The lobbyist’s ties to Senator Burns, who accepted $150,000 in campaign contributions from Abramoff and his cronies and helped an Abramoff client score a $3 million federal grant, could be an especially big deal in 2006, as Burns’s Montana Senate seat is a top Democratic target. Another vulnerable Republican senator, Missouri’s Jim Talent, has also been a recipient of Abramoff’s largesse. At a point when Democrats are excited by the prospect of picking off GOP Senate seats in blue states Pennsylvania and Rhode Island, as well as the classic swing state of Ohio, blows to Republican incumbents in red states Montana and Missouri make talk of a Democratic turnaround in the Senate credible. Another GOP senator up for re-election next year, John Ensign of Nevada, signed a letter on behalf of Abramoff’s tribal clients and accepted $16,293 from the lobbyist, his associates and clients–creating an opening that might not otherwise have been found in a red state that has been trending blue.

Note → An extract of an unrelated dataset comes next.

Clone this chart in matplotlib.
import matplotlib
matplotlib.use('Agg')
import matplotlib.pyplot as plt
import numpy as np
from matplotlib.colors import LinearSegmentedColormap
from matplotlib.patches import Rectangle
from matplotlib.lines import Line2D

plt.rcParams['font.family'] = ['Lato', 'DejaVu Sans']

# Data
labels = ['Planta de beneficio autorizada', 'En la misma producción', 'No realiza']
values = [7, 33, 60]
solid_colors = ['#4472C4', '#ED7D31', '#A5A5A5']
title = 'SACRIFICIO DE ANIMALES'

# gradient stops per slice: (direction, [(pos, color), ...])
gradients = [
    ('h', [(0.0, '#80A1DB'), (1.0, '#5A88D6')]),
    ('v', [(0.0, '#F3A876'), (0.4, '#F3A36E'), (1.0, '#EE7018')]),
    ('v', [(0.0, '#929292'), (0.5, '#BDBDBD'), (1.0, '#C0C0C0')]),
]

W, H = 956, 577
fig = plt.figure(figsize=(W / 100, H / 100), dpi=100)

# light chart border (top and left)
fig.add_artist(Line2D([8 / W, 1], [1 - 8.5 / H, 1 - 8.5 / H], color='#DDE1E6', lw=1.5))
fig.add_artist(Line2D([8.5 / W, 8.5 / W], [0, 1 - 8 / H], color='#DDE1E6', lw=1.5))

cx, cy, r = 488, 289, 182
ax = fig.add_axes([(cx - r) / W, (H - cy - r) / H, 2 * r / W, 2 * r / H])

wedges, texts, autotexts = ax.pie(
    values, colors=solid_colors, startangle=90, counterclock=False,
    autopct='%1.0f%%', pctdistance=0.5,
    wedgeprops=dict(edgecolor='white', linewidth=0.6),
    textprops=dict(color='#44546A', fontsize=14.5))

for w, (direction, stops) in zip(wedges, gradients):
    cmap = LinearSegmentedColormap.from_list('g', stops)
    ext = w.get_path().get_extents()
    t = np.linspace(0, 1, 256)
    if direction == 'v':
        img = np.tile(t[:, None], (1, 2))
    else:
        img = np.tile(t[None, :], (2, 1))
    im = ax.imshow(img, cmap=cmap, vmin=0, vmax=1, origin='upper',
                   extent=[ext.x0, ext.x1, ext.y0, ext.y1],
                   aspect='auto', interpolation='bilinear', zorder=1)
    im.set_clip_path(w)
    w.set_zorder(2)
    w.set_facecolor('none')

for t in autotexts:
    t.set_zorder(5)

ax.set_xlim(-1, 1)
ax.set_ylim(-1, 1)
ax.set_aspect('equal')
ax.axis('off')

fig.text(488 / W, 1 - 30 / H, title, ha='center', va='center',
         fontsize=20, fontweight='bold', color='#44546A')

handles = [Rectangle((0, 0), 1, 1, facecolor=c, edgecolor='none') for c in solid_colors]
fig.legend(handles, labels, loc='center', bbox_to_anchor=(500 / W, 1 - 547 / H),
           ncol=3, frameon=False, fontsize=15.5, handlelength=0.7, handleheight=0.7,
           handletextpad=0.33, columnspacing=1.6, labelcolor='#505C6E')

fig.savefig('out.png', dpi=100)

To be sure, Democrats have a sorry history of running as reformers. The party’s inability to exploit the Enron debacle–at least partly because some Democrats accepted Enron-linked donations–shows there’s more to hanging a scandal around your opponents’ necks than merely watching it unfold. But because of Abramoff’s long and close ties to the GOP establishment, the scandal of this particular lobbyist presents a unique opening. Indeed, while the primary focus should be on House and Senate races, one of the most interesting playouts of Abramoff’s troubles may come in Georgia, where his pal from college Republican days, Reed, is running for lieutenant governor. Reed’s most aggressive Democratic foe, former State Senator Greg Hecht, has created a model for Democrats seeking to make hay from the scandal by banging away at what he refers to as the Abramoff-Reed scandal. It appears to be working. According to the Atlanta Journal-Constitution, Georgia Republicans are worried about polls that show Reed’s negatives beginning to move ahead of his positives. If Democrats are smart, they’ll recognize that these trends can apply well beyond the borders of Georgia.